I saw you ran AMDGPUpro with version of this linux driver 18.20 or was it newer.

fangq commented 6 years ago

the previous amdgpu-pro version I used was 17.50-511655 on Linux (ubuntu 16.04). Unfortunately, the hosts with AMD gpus do not have windows installed.

maybe I misunderstood, were you suggesting that it is possible to mix-use amdgpu-pro and rocm (i.e. using amdgpu-pro compiler and rocm driver)? if yes, is there any online documentation I can read to set up this environment? I am very curious to try. thanks

gstoner commented 6 years ago

Ok this is magic info I needed to isolate the issue AMDGPUpro is the 17:50 Driver.
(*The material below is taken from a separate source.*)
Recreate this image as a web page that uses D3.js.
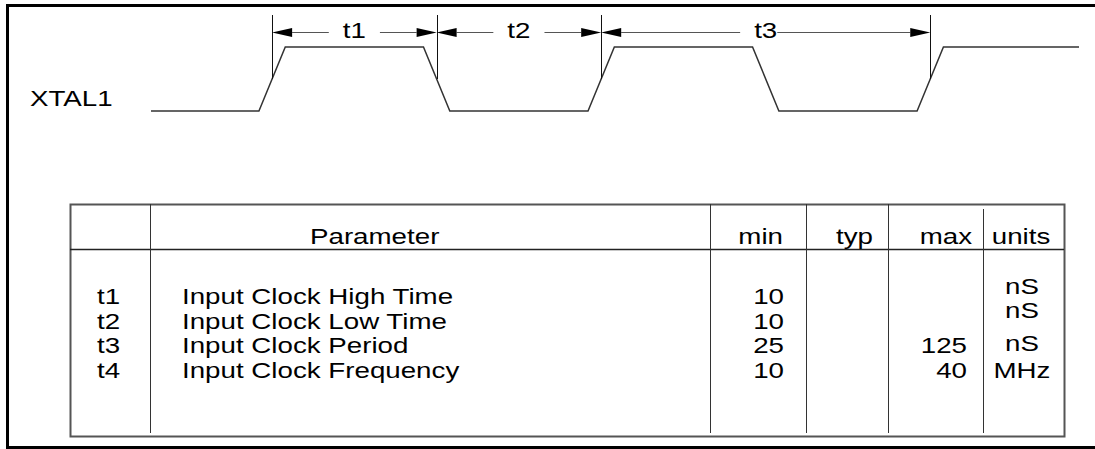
<!DOCTYPE html>
<html>
<head>
<meta charset="utf-8">
<script src="https://cdn.jsdelivr.net/npm/d3@7"></script>
<style>
  body { margin: 0; background: #fff; }
  svg { display: block; font-family: "Liberation Sans", Arial, sans-serif; }
</style>
</head>
<body>
<div class="chart-container"></div>
<script>
//! CONSTS
const WIDTH = 1095;
const HEIGHT = 449;
const FONT_SIZE = 22;
const STRETCH = 1.26;   // the source figure is a bit wider than tall

//! DATA - clock waveform (times in ns)
const SIGNAL_NAME = 'XTAL1';
const EDGE_TIMES = [8.2, 20.7, 33.2, 45.7, 58.2];   // start of each transition
const EDGE_LEVELS = [1, 0, 1, 0, 1];               // level after each transition
const EDGE_DURATION = 2;
const TRACE_END = 70.5;
const DIM_LABELS = ['t1', 't2', 't3'];
const DIM_FROM_EDGE = [0, 1, 2];
const DIM_TO_EDGE = [1, 2, 4];

//! DATA - parameter table
const HEADERS = ['Parameter', 'min', 'typ', 'max', 'units'];
const SYMBOLS = ['t1', 't2', 't3', 't4'];
const PARAMETERS = ['Input Clock High Time', 'Input Clock Low Time', 'Input Clock Period', 'Input Clock Frequency'];
const MIN_VALUES = [10, 10, 25, 10];
const TYP_VALUES = [null, null, null, null];
const MAX_VALUES = [null, null, 125, 40];
const UNITS = ['nS', 'nS', 'nS', 'MHz'];

//! SVG
const svg = d3.select('.chart-container')
  .append('svg')
  .attr('width', WIDTH)
  .attr('height', HEIGHT);

// text is drawn at the origin, then moved and stretched sideways
const place = (x, y) => `translate(${x},${y}) scale(${STRETCH},1)`;

// outer frame (open on the right)
svg.append('path')
  .attr('d', 'M1095,5.5H7.5V447.5H1095')
  .attr('fill', 'none')
  .attr('stroke', '#000')
  .attr('stroke-width', 3);

//! SCALES
const x = d3.scaleLinear().domain([0, TRACE_END]).range([151, 1079]);
const y = d3.scaleLinear().domain([0, 1]).range([111, 47]);

// build the trace from the edge list
const trace = [[0, 1 - EDGE_LEVELS[0]]];
EDGE_TIMES.forEach((t, i) => {
  trace.push([t, 1 - EDGE_LEVELS[i]]);
  trace.push([t + EDGE_DURATION, EDGE_LEVELS[i]]);
});
trace.push([TRACE_END, EDGE_LEVELS[EDGE_LEVELS.length - 1]]);

const line = d3.line().x(d => x(d[0])).y(d => y(d[1]));

svg.append('path')
  .datum(trace)
  .attr('d', line)
  .attr('fill', 'none')
  .attr('stroke', '#333')
  .attr('stroke-width', 1.5);

svg.append('text')
  .attr('transform', place(30, 106))
  .attr('font-size', FONT_SIZE)
  .text(SIGNAL_NAME);

// extension lines at the middle of the referenced edges
const mid = i => EDGE_TIMES[i] + EDGE_DURATION / 2;
const markerEdges = Array.from(new Set(DIM_FROM_EDGE.concat(DIM_TO_EDGE)));
const DIM_Y = 32;

svg.append('g')
  .selectAll('line')
  .data(markerEdges)
  .enter()
  .append('line')
  .attr('x1', d => Math.round(x(mid(d))) + 0.5)
  .attr('x2', d => Math.round(x(mid(d))) + 0.5)
  .attr('y1', 15)
  .attr('y2', y(0.5))
  .attr('stroke', '#111')
  .attr('stroke-width', 1);

// dimension arrows
const ARROW_LEN = 20, ARROW_HALF = 4.5;
const GAP_PAD = [[14, 14], [14, 14], [14, 0]];

DIM_LABELS.forEach((label, i) => {
  const x0 = x(mid(DIM_FROM_EDGE[i]));
  const x1 = x(mid(DIM_TO_EDGE[i]));
  const g = svg.append('g');
  const txt = g.append('text')
    .attr('transform', place((x0 + x1) / 2, DIM_Y + 6))
    .attr('text-anchor', 'middle')
    .attr('font-size', FONT_SIZE)
    .text(label);
  const w = txt.node().getComputedTextLength() * STRETCH;
  const gl = (x0 + x1) / 2 - w / 2 - GAP_PAD[i][0];
  const gr = (x0 + x1) / 2 + w / 2 + GAP_PAD[i][1];

  g.selectAll('line')
    .data([[x0 + ARROW_LEN, gl], [gr, x1 - ARROW_LEN]])
    .enter()
    .append('line')
    .attr('x1', d => d[0])
    .attr('x2', d => d[1])
    .attr('y1', DIM_Y + 0.5)
    .attr('y2', DIM_Y + 0.5)
    .attr('stroke', '#555')
    .attr('stroke-width', 1);

  g.selectAll('path')
    .data([[x0, 1], [x1, -1]])
    .enter()
    .append('path')
    .attr('d', d => `M${d[0]},${DIM_Y + 0.5}L${d[0] + d[1] * ARROW_LEN},${DIM_Y + 0.5 - ARROW_HALF}L${d[0] + d[1] * ARROW_LEN},${DIM_Y + 0.5 + ARROW_HALF}Z`)
    .attr('fill', '#000');
});

//! TABLE
const COLS = [70, 150, 710, 806, 888, 983, 1064];
const TABLE_TOP = 204, HEADER_BOTTOM = 249, TABLE_BOTTOM = 436;
const rowY = d3.scalePoint().domain(SYMBOLS).range([304, 378]);
const UNIT_SHIFT = [-10, -11, -2, 0];

const table = svg.append('g').attr('stroke', '#444').attr('stroke-width', 1.5);

table.append('rect')
  .attr('x', COLS[0] + 0.5)
  .attr('y', TABLE_TOP + 0.5)
  .attr('width', COLS[6] - COLS[0])
  .attr('height', TABLE_BOTTOM - TABLE_TOP)
  .attr('fill', 'none')
  .attr('stroke', '#555')
  .attr('stroke-width', 2);

table.append('line')
  .attr('x1', COLS[0]).attr('x2', COLS[6])
  .attr('y1', HEADER_BOTTOM + 0.5).attr('y2', HEADER_BOTTOM + 0.5)
  .attr('stroke', '#222');

table.selectAll('.divider')
  .data(COLS.slice(1, 6))
  .enter()
  .append('line')
  .attr('class', 'divider')
  .attr('x1', d => d + 0.5).attr('x2', d => d + 0.5)
  .attr('y1', (d, i) => i === 4 ? TABLE_TOP + 5 : TABLE_TOP)
  .attr('y2', TABLE_BOTTOM - 3)
  .attr('stroke', '#333')
  .attr('stroke-width', 1);

// header texts
const HEADER_X = [310, 783, 873, 972, 1021];
const HEADER_ANCHOR = ['start', 'end', 'end', 'end', 'middle'];
svg.append('g')
  .selectAll('text')
  .data(HEADERS)
  .enter()
  .append('text')
  .attr('transform', (d, i) => place(HEADER_X[i], 244))
  .attr('text-anchor', (d, i) => HEADER_ANCHOR[i])
  .attr('font-size', FONT_SIZE)
  .text(d => d);

// body
const body = svg.append('g').attr('font-size', FONT_SIZE);
const column = (values, xPos, anchor, shift) => body.append('g')
  .selectAll('text')
  .data(values).enter().append('text')
  .attr('transform', (d, i) => place(xPos, rowY(SYMBOLS[i]) + (shift ? shift[i] : 0)))
  .attr('text-anchor', anchor)
  .text(d => d == null ? '' : d);

column(SYMBOLS, 97, 'start');
column(PARAMETERS, 182, 'start');
column(MIN_VALUES, 784, 'end');
column(TYP_VALUES, 873, 'end');
column(MAX_VALUES, 967, 'end');
column(UNITS, 1022, 'middle', UNIT_SHIFT);
</script>
</body>
</html>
We need to look at Compiler Code Gen issue or even a pattern in your algorithm is driving the CLANG/LLVM incorrectly to get the best code gen.

For ROCm Driver It only uses the the CL Frontend with AMDGPU LLVM Native GCN compiler using the OpenCL Runtime on ROCr/KFD

Note internally we can load OpenCL to LLVM to HSAIL/SC compiler binary, it just drop on the platform to do a test on this.

For AMDGPUpro here is magic decoder Ring For Compiler and its Base

fangq commented 5 years ago

hi Greg, I recently upgraded a Linux workstation from Ubuntu 14.04 to 16.04, and also upgraded the amdgpu-pro driver from 16.30 (the last version supporting Ubuntu 14.04) to 18.40. The workstation has two AMD cards, an R9 Nano, and a RX480, both of which were used (with the 16.30 driver) for this paper: https://doi.org/10.1117/1.JBO.23.1.010504

after upgrading to 18.40 driver, I notice a similar 2x fold slow-down from my previous benchmark results. Some previously helpful control flow simplifications, like in this commit (the MCX_SIMPLIFY_BRANCH macro)

https://github.com/fangq/mcxcl/commit/f3a53f4e387c26b8322e3c336d5b4331ff83f7dd

seems to be responsible for such big reduction. If I disable these flow-related optimizations (by using -o 0 or -o 1 in the command line), I can recover to about 80% of the previous speed, but still not the full speed I got received from the 16.30 driver.

I just want to mention these in case it is helpful to pin point where the new driver has difficulty in handling mcxcl's kernel (possibly array indexing and branch predication).